Output the material below unchanged, apart from leaving out the pictures.

§ **Dataset excerpt**:
--- start ---
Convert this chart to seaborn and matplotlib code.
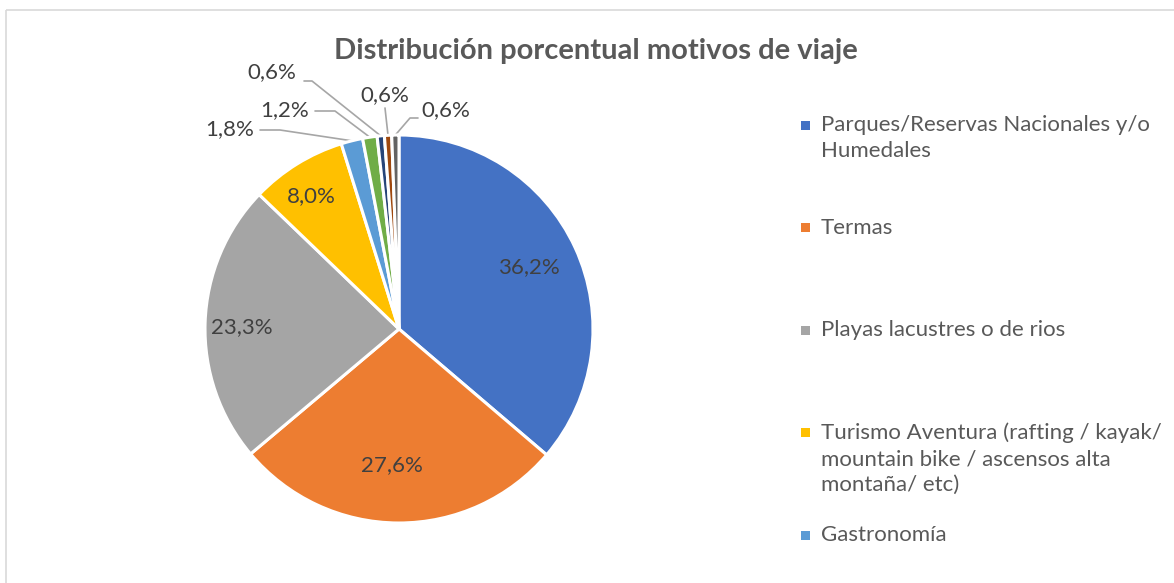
import matplotlib
matplotlib.use("Agg")
import matplotlib.pyplot as plt
import seaborn as sns
import numpy as np
from matplotlib.patches import Rectangle

sns.set_theme(style="white")
plt.rcParams["font.family"] = ["Lato", "DejaVu Sans"]

# data
motivos = [
    "Parques/Reservas Nacionales y/o\nHumedales",
    "Termas",
    "Playas lacustres o de rios",
    "Turismo Aventura (rafting / kayak/\nmountain bike / ascensos alta\nmontaña/ etc)",
    "Gastronomía",
    "Otro 1",
    "Otro 2",
    "Otro 3",
    "Otro 4",
]
porcentajes = [36.2, 27.6, 23.3, 8.0, 1.8, 1.2, 0.6, 0.6, 0.6]
colores = ["#4472C4", "#ED7D31", "#A5A5A5", "#FFC000", "#5B9BD5",
           "#70AD47", "#264478", "#9E480E", "#636363"]
n_legend = 5  # excel only shows the first five

W, H = 1174, 583
fig = plt.figure(figsize=(W / 100, H / 100), dpi=100)

# overlay axis in pixel coords for frame + legend
ov = fig.add_axes([0, 0, 1, 1])
ov.set_xlim(0, W)
ov.set_ylim(H, 0)
ov.axis("off")
ov.add_patch(Rectangle((5.5, 9.5), W + 10, H + 10, fill=False, ec="#D9D9D9", lw=1.2))

# pie axis: centre (399, 329) px, radius 194 px
cx, cy, r = 399, 329, 194
ax = fig.add_axes([0, 0, 790 / W, 1])
ax.set_zorder(2)
wedges, _ = ax.pie(porcentajes, colors=colores, startangle=90, counterclock=False,
                   wedgeprops=dict(edgecolor="white", linewidth=2.2))
ax.set_aspect("auto")
ax.set_xlim(-cx / r, (790 - cx) / r)
ax.set_ylim(-(H - cy) / r, cy / r)
ax.axis("off")

def px(x, y):
    return ((x - cx) / r, (cy - y) / r)

fs = 16

# inside labels
inside = {0: (529, 267), 1: (392, 465), 2: (242, 327), 3: (311, 196)}
for i, (x, y) in inside.items():
    ax.text(*px(x, y), f"{porcentajes[i]:.1f}%".replace(".", ","), ha="center", va="center",
            fontsize=fs, color="#404040")

# outside labels with leader lines
outside = {4: (230, 129), 5: (285, 110), 6: (272, 72), 7: (385, 95), 8: (446, 110)}
for i, (x, y) in outside.items():
    w = wedges[i]
    ang = np.deg2rad((w.theta1 + w.theta2) / 2)
    tip = (np.cos(ang) * 1.0, np.sin(ang) * 1.0)
    lx, ly = px(x, y)
    txt = f"{porcentajes[i]:.1f}%".replace(".", ",")
    ax.text(lx, ly, txt, ha="center", va="center", fontsize=fs, color="#404040")
    # leader line
    if i in (4, 5):
        start = px(x + 30, y + 1)
        mid = px(x + 50, y + 1)
    elif i == 6:
        start = px(x + 32, y + 9)
        mid = px(x + 40, y + 9)
    elif i == 7:
        start = px(x, y + 13)
        mid = px(x, y + 13)
    else:
        start = px(x - 28, y + 8)
        mid = px(x - 36, y + 8)
    ax.plot([start[0], mid[0], tip[0]], [start[1], mid[1], tip[1]],
            color="#A6A6A6", lw=1.2, zorder=0)

# title
fig.text(596 / W, 1 - 51 / H, "Distribución porcentual motivos de viaje",
         ha="center", va="center", fontsize=21, fontweight="bold", color="#595959")

# legend, drawn by hand like the excel layout
for i in range(n_legend):
    y = 125 + 102.5 * i
    ov.add_patch(Rectangle((801, y - 4.5), 9, 9, color=colores[i], lw=0))
    ov.text(821, y - 10, motivos[i], ha="left", va="top", fontsize=fs,
            color="#595959", linespacing=1.38)

fig.savefig("out.png", dpi=100)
--- end ---
§ **Completed task**:
Convert this chart to seaborn and matplotlib code.
import matplotlib
matplotlib.use("Agg")
import matplotlib.pyplot as plt
import seaborn as sns
import numpy as np
from matplotlib.patches import Rectangle

sns.set_theme(style="white")
plt.rcParams["font.family"] = ["Lato", "DejaVu Sans"]

# data
motivos = [
    "Parques/Reservas Nacionales y/o\nHumedales",
    "Termas",
    "Playas lacustres o de rios",
    "Turismo Aventura (rafting / kayak/\nmountain bike / ascensos alta\nmontaña/ etc)",
    "Gastronomía",
    "Otro 1",
    "Otro 2",
    "Otro 3",
    "Otro 4",
]
porcentajes = [36.2, 27.6, 23.3, 8.0, 1.8, 1.2, 0.6, 0.6, 0.6]
colores = ["#4472C4", "#ED7D31", "#A5A5A5", "#FFC000", "#5B9BD5",
           "#70AD47", "#264478", "#9E480E", "#636363"]
n_legend = 5  # excel only shows the first five

W, H = 1174, 583
fig = plt.figure(figsize=(W / 100, H / 100), dpi=100)

# overlay axis in pixel coords for frame + legend
ov = fig.add_axes([0, 0, 1, 1])
ov.set_xlim(0, W)
ov.set_ylim(H, 0)
ov.axis("off")
ov.add_patch(Rectangle((5.5, 9.5), W + 10, H + 10, fill=False, ec="#D9D9D9", lw=1.2))

# pie axis: centre (399, 329) px, radius 194 px
cx, cy, r = 399, 329, 194
ax = fig.add_axes([0, 0, 790 / W, 1])
ax.set_zorder(2)
wedges, _ = ax.pie(porcentajes, colors=colores, startangle=90, counterclock=False,
                   wedgeprops=dict(edgecolor="white", linewidth=2.2))
ax.set_aspect("auto")
ax.set_xlim(-cx / r, (790 - cx) / r)
ax.set_ylim(-(H - cy) / r, cy / r)
ax.axis("off")

def px(x, y):
    return ((x - cx) / r, (cy - y) / r)

fs = 16

# inside labels
inside = {0: (529, 267), 1: (392, 465), 2: (242, 327), 3: (311, 196)}
for i, (x, y) in inside.items():
    ax.text(*px(x, y), f"{porcentajes[i]:.1f}%".replace(".", ","), ha="center", va="center",
            fontsize=fs, color="#404040")

# outside labels with leader lines
outside = {4: (230, 129), 5: (285, 110), 6: (272, 72), 7: (385, 95), 8: (446, 110)}
for i, (x, y) in outside.items():
    w = wedges[i]
    ang = np.deg2rad((w.theta1 + w.theta2) / 2)
    tip = (np.cos(ang) * 1.0, np.sin(ang) * 1.0)
    lx, ly = px(x, y)
    txt = f"{porcentajes[i]:.1f}%".replace(".", ",")
    ax.text(lx, ly, txt, ha="center", va="center", fontsize=fs, color="#404040")
    # leader line
    if i in (4, 5):
        start = px(x + 30, y + 1)
        mid = px(x + 50, y + 1)
    elif i == 6:
        start = px(x + 32, y + 9)
        mid = px(x + 40, y + 9)
    elif i == 7:
        start = px(x, y + 13)
        mid = px(x, y + 13)
    else:
        start = px(x - 28, y + 8)
        mid = px(x - 36, y + 8)
    ax.plot([start[0], mid[0], tip[0]], [start[1], mid[1], tip[1]],
            color="#A6A6A6", lw=1.2, zorder=0)

# title
fig.text(596 / W, 1 - 51 / H, "Distribución porcentual motivos de viaje",
         ha="center", va="center", fontsize=21, fontweight="bold", color="#595959")

# legend, drawn by hand like the excel layout
for i in range(n_legend):
    y = 125 + 102.5 * i
    ov.add_patch(Rectangle((801, y - 4.5), 9, 9, color=colores[i], lw=0))
    ov.text(821, y - 10, motivos[i], ha="left", va="top", fontsize=fs,
            color="#595959", linespacing=1.38)

fig.savefig("out.png", dpi=100)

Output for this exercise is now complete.